Lo Stato moderno in Francia

A differenza di quello che è stato a lungo il giudizio tradizionale rispetto all’operato di Napoleone dal punto di vista del contributo da questi dato sotto l’aspetto dell’innovazione, Francois Furet (storico francese, tra i più importanti studiosi della Rivoluzione francese) individua la creazione più durevole del periodo napoleonico non nel Codice civile, come da consuetudine, o nella complessa opera di unificazione giuridica e legislativa, ma nelle nuove strutture amministrative statali che sono alla base dello Stato moderno in Francia e che dalla Grande Nazione si diffusero nelle ‘repubbliche sorelle’.

L’amministrazione gerarchica e centralizzata deve funzionare da sola, come un grande sistema di inquadramento degli uomini, destinato a trasmettere la volontà dal centro fino ai luoghi più periferici, con l’automatismo di un organismo vivente; questo era in sostanza il credo. I prefetti, istituzione propriamente napoleonica, sono degli imperatori in formato ridotto nei loro dipartimenti: la loro autorità non deriva tanto dai meriti personali, ma è soprattutto un riflesso del potere centrale.

In questa innovativa concezione dell’organizzazione statale Napoleone, sostiene lo storico Furet, è l’erede della Rivoluzione, sia perché instaura contro i poteri locali e gli abusi l’universalità della legge, sia perché la sua amministrazione tende a realizzare l’interesse generale dei cittadini che nelle nuove istituzioni hanno trovato non certo la libertà ma, forse, l’eguaglianza.
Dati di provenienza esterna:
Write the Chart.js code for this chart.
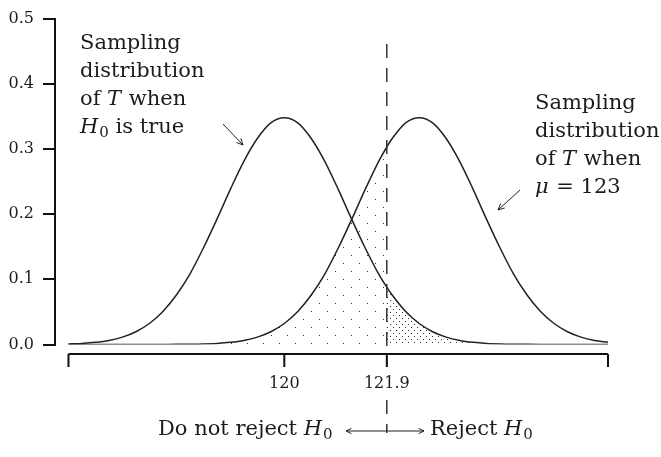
<!DOCTYPE html>
<html>
<head>
<meta charset="utf-8">
<script src="https://cdn.jsdelivr.net/npm/chart.js@4.4.0/dist/chart.umd.min.js"></script>
<style>
  html, body { margin: 0; padding: 0; background: #fff; }
  #wrap { width: 661px; height: 457px; position: relative; }
</style>
</head>
<body>
<div id="wrap"><canvas id="chart"></canvas></div>
<script>
// values of T where the two densities are read
const tValues = [116, 116.25, 116.5, 116.75, 117, 117.25, 117.5, 117.75, 118, 118.25, 118.5, 118.75,
  119, 119.25, 119.5, 119.75, 120, 120.25, 120.5, 120.75, 121, 121.25, 121.5, 121.75, 121.9,
  122, 122.25, 122.5, 122.75, 123, 123.25, 123.5, 123.75, 124, 124.25, 124.5, 124.75,
  125, 125.25, 125.5, 125.75, 126];
// density of T when H0 is true (centred on 120)
const densityH0 = [0.0008, 0.0016, 0.0033, 0.0062, 0.0113, 0.0196, 0.0322, 0.0506, 0.0759, 0.108, 0.148, 0.192,
  0.238, 0.281, 0.316, 0.340, 0.348, 0.340, 0.316, 0.281, 0.238, 0.192, 0.148, 0.108, 0.088,
  0.0759, 0.0506, 0.0322, 0.0196, 0.0113, 0.0062, 0.0033, 0.0016, 0.0008, 0.0004, 0.0002, 0.0001,
  0, 0, 0, 0, 0];
// density of T when mu = 123
const densityAlt = [0, 0, 0, 0, 0, 0, 0, 0.0001, 0.0002, 0.0004, 0.0008, 0.0016,
  0.0033, 0.0062, 0.0113, 0.0196, 0.0322, 0.0506, 0.0759, 0.108, 0.148, 0.192, 0.238, 0.281, 0.303,
  0.316, 0.340, 0.348, 0.340, 0.316, 0.281, 0.238, 0.192, 0.148, 0.108, 0.0759, 0.0506,
  0.0322, 0.0196, 0.0113, 0.0062, 0.0033];
const cutoff = 121.9;
const yTicks = [0, 0.1, 0.2, 0.3, 0.4, 0.5];
const lowerTicks = [116, 120, 121.9, 126];
const lowerLabels = ['', '120', '121.9', ''];

const serif = 'DejaVu Serif';
const ink = '#1c1c1c';

const canvas = document.getElementById('chart');
const c2d = canvas.getContext('2d');

// small tiles of dots used as fill patterns
function dotPattern(size, dots, color) {
  const tile = document.createElement('canvas');
  tile.width = size;
  tile.height = size;
  const g = tile.getContext('2d');
  g.fillStyle = color;
  dots.forEach(([x, y]) => g.fillRect(x, y, 1, 1));
  return c2d.createPattern(tile, 'repeat');
}
const sparseDots = dotPattern(16, [[7, 7], [15, 15]], '#333');
const denseDots = dotPattern(6, [[0, 0], [3, 3]], '#333');
const none = 'rgba(0,0,0,0)';

const pts = ys => tValues.map((t, i) => ({ x: t, y: ys[i] }));

// text made of runs: plain, italic, subscript
function drawRuns(ctx, runs, x, y) {
  runs.forEach(r => {
    const size = r.sub ? 15 : 21;
    ctx.font = (r.it ? 'italic ' : '') + size + 'px "' + serif + '"';
    ctx.fillText(r.t, x, y + (r.sub ? 4 : 0));
    x += ctx.measureText(r.t).width + (r.it ? 1 : 0);
  });
  return x;
}

function arrow(ctx, x1, y1, x2, y2, head) {
  const a = Math.atan2(y2 - y1, x2 - x1);
  ctx.beginPath();
  ctx.moveTo(x1, y1);
  ctx.lineTo(x2, y2);
  ctx.moveTo(x2 - head * Math.cos(a - 0.45), y2 - head * Math.sin(a - 0.45));
  ctx.lineTo(x2, y2);
  ctx.lineTo(x2 - head * Math.cos(a + 0.45), y2 - head * Math.sin(a + 0.45));
  ctx.stroke();
}

const overlay = {
  id: 'overlay',
  afterDraw(chart) {
    const { ctx, scales: { x } } = chart;
    const cx = x.getPixelForValue(cutoff);
    ctx.save();

    // critical value line, broken around the tick label
    ctx.strokeStyle = '#333';
    ctx.lineWidth = 1.5;
    ctx.setLineDash([14, 10]);
    ctx.beginPath();
    ctx.moveTo(cx, 44);
    ctx.lineTo(cx, 367);
    ctx.moveTo(cx, 400);
    ctx.lineTo(cx, 433);
    ctx.stroke();
    ctx.setLineDash([]);

    // lower T axis
    const ay = 354;
    ctx.strokeStyle = '#111';
    ctx.lineWidth = 2;
    ctx.beginPath();
    ctx.moveTo(x.getPixelForValue(lowerTicks[0]), ay);
    ctx.lineTo(x.getPixelForValue(lowerTicks[lowerTicks.length - 1]), ay);
    lowerTicks.forEach(v => {
      const px = x.getPixelForValue(v);
      ctx.moveTo(px, ay);
      ctx.lineTo(px, ay + 13);
    });
    ctx.stroke();
    ctx.fillStyle = ink;
    ctx.font = '16px "' + serif + '"';
    ctx.textAlign = 'center';
    lowerTicks.forEach((v, i) => {
      if (lowerLabels[i]) ctx.fillText(lowerLabels[i], x.getPixelForValue(v), 388);
    });

    // annotations
    ctx.textAlign = 'left';
    const T = { t: 'T', it: true };
    const H = { t: 'H', it: true };
    const zero = { t: '0', sub: true };
    const left = [
      [{ t: 'Sampling' }],
      [{ t: 'distribution' }],
      [{ t: 'of ' }, T, { t: ' when' }],
      [H, zero, { t: ' is true' }]
    ];
    const right = [
      [{ t: 'Sampling' }],
      [{ t: 'distribution' }],
      [{ t: 'of ' }, T, { t: ' when' }],
      [{ t: 'μ', it: true }, { t: ' = 123' }]
    ];
    left.forEach((runs, i) => drawRuns(ctx, runs, 80, 49 + i * 28));
    right.forEach((runs, i) => drawRuns(ctx, runs, 535, 109 + i * 28));

    ctx.strokeStyle = '#222';
    ctx.lineWidth = 1;
    arrow(ctx, 223, 124, 243, 145, 7);
    arrow(ctx, 520, 190, 498, 210, 7);

    // decision regions under the axis
    drawRuns(ctx, [{ t: 'Do not reject ' }, H, zero], 158, 435);
    arrow(ctx, cx, 431, 346, 431, 6);
    arrow(ctx, cx, 431, 424, 431, 6);
    drawRuns(ctx, [{ t: 'Reject ' }, H, zero], 430, 435);

    ctx.restore();
  }
};

new Chart(canvas, {
  type: 'line',
  data: {
    datasets: [
      {
        label: 'H0 true',
        data: pts(densityH0),
        borderColor: '#222',
        borderWidth: 1.5,
        pointRadius: 0,
        cubicInterpolationMode: 'monotone',
        fill: 'origin',
        backgroundColor: none,
        segment: {
          backgroundColor: ctx => ctx.p0.parsed.x >= cutoff ? denseDots : none
        }
      },
      {
        label: 'mu = 123',
        data: pts(densityAlt),
        borderColor: '#222',
        borderWidth: 1.5,
        pointRadius: 0,
        cubicInterpolationMode: 'monotone',
        fill: 'origin',
        backgroundColor: none,
        segment: {
          backgroundColor: ctx => ctx.p1.parsed.x <= cutoff ? sparseDots : none
        }
      }
    ]
  },
  options: {
    responsive: true,
    maintainAspectRatio: false,
    animation: false,
    layout: { padding: { top: 15, right: 53, bottom: 112.5, left: 0 } },
    plugins: {
      legend: { display: false },
      tooltip: { enabled: false }
    },
    scales: {
      x: {
        type: 'linear',
        min: 115.75,
        max: 126,
        display: false
      },
      y: {
        min: 0,
        max: 0.5,
        afterFit: s => { s.width = 55; },
        afterBuildTicks: s => { s.ticks = yTicks.map(v => ({ value: v })); },
        ticks: {
          callback: v => v.toFixed(1),
          font: { family: serif, size: 16 },
          color: ink,
          padding: 9
        },
        grid: { drawOnChartArea: false, drawTicks: true, tickLength: 12, color: '#111', lineWidth: 2 },
        border: { display: true, color: '#111', width: 2 }
      }
    }
  },
  plugins: [overlay]
});
</script>
</body>
</html>
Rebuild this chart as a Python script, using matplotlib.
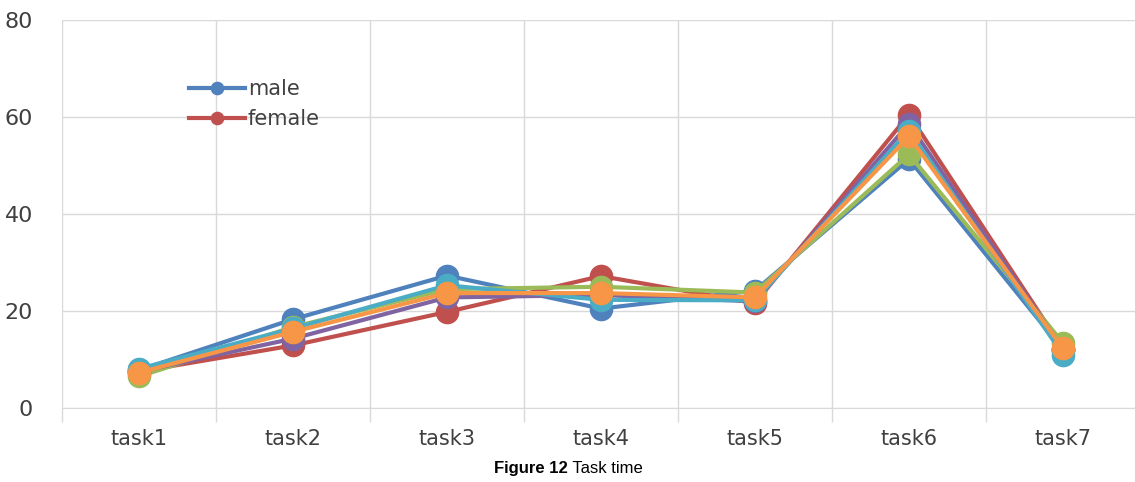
import matplotlib.pyplot as plt
import numpy as np

tasks = ["task1", "task2", "task3", "task4", "task5", "task6", "task7"]
male = [7.8, 18.3, 27.3, 20.5, 24.2, 51.3, 12.0]
female = [7.5, 12.9, 19.8, 27.2, 21.6, 60.5, 12.2]
series3 = [6.5, 16.7, 24.5, 25.0, 23.8, 52.3, 13.4]
series4 = [7.5, 14.3, 22.8, 23.3, 22.0, 58.6, 12.0]
series5 = [8.1, 16.4, 25.3, 22.3, 22.2, 57.2, 11.0]
series6 = [7.3, 15.7, 23.7, 23.7, 22.8, 56.0, 12.3]

colors = ["#4F81BD", "#C0504D", "#9BBB59", "#8064A2", "#4BACC6", "#F79646"]
data = [male, female, series3, series4, series5, series6]
labels = ["male", "female", None, None, None, None]

fig = plt.figure(figsize=(11.35, 4.82), dpi=100)
ax = fig.add_axes([62 / 1135, 74 / 482, 1078 / 1135, 388 / 482])

x = np.arange(len(tasks))
handles = []
for vals, c, lab in zip(data, colors, labels):
    h, = ax.plot(x, vals, color=c, lw=3, marker="o", ms=16, zorder=3)
    if lab:
        handles.append((h, lab))

ax.set_xlim(-0.5, 6.5)
ax.set_ylim(0, 80)
ax.set_yticks([0, 20, 40, 60, 80])
ax.set_xticks(np.arange(-0.5, 7, 1))
ax.set_xticklabels([])
ax.set_xticks(x, minor=True)
ax.set_xticklabels(tasks, minor=True)
ax.tick_params(axis="x", which="major", length=10, color="#D9D9D9", width=1)
ax.tick_params(axis="x", which="minor", length=0, pad=15, labelsize=15, labelcolor="#404040")
ax.tick_params(axis="y", length=0, pad=21, labelsize=16, labelcolor="#404040")
ax.grid(True, which="major", color="#D9D9D9", lw=1, zorder=0)
for s in ["top", "right", "left"]:
    ax.spines[s].set_visible(False)
ax.spines["bottom"].set_color("#D9D9D9")

leg = ax.legend([h for h, _ in handles], [l for _, l in handles],
                loc="upper left", bbox_to_anchor=(0.1, 0.895), frameon=False,
                fontsize=15, labelcolor="#404040", handlelength=2.7,
                handletextpad=0.15, labelspacing=0.45, markerscale=0.55)

title_font = ["Liberation Sans", "DejaVu Sans"]
fig.text(0.5, 0.012, "Figure 12", ha="right", va="bottom",
         fontsize=12, weight="bold", family=title_font)
fig.text(0.5, 0.012, " Task time", ha="left", va="bottom",
         fontsize=12, family=title_font)

fig.savefig("out.png", dpi=100)
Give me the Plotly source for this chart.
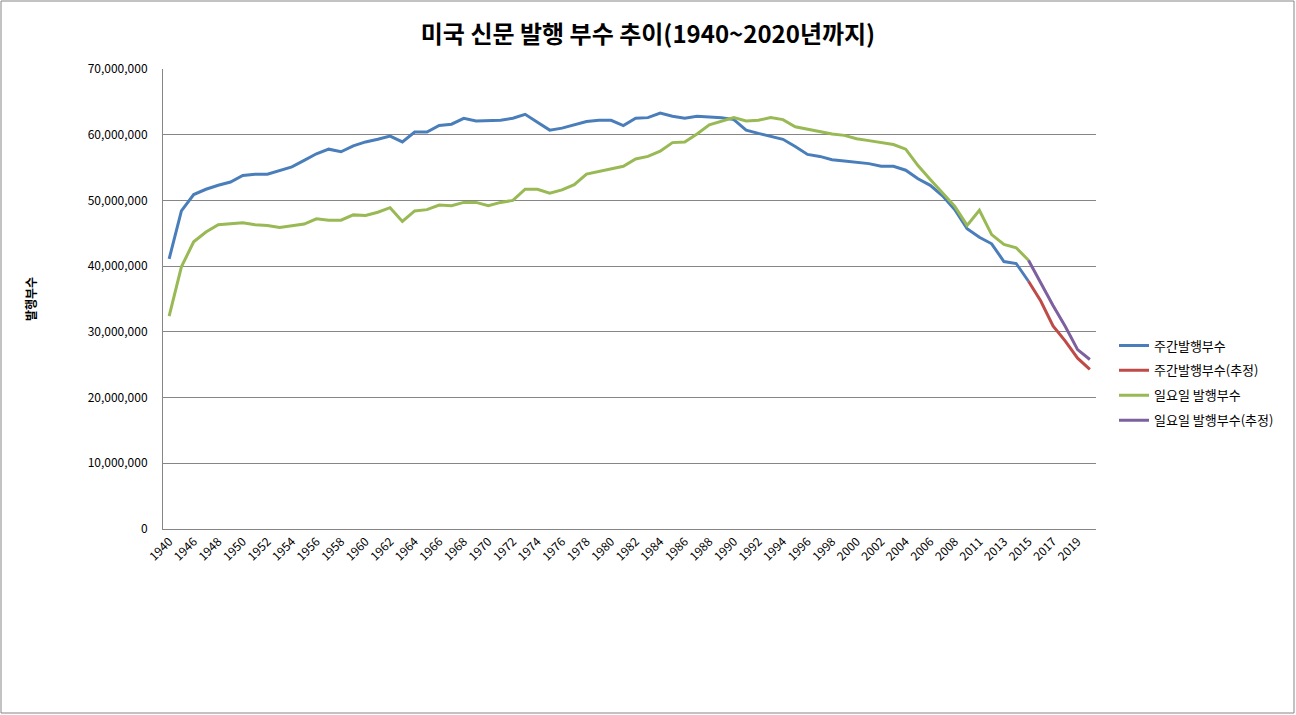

Secondo Furet, il Codice civile e il complesso del lavoro di unificazione giuridica e legislativa erano già stati avviati prima dell’ascesa di Napoleone, e avrebbero dunque potuto essere compiuti senza di lui in modo, tutto sommato, abbastanza simile. Ma il nuovo progetto delle strutture amministrative dello Stato porta il suo marchio. Pone l’ordine e l’autorità al di sopra di tutti i bisogni degli uomini, assecondando in tal modo la sua passione principale: dominare in modo assoluto. Ma la sua passione possessiva non l’ha mai accecato al punto da fargli confondere pubblico e privato. Anche al di là del suo temperamento, il carattere eccezionale della sua ascesa basterebbe a spiegare la sua tendenza a considerare come un patrimonio tutto ciò che ha conquistato, compresa la Repubblica; resta tuttavia l’erede della Rivoluzione prima di tutto, poiché il fondamento dello Stato amministrativo che egli instaura contro i poteri locali è proprio l’universalità della legge.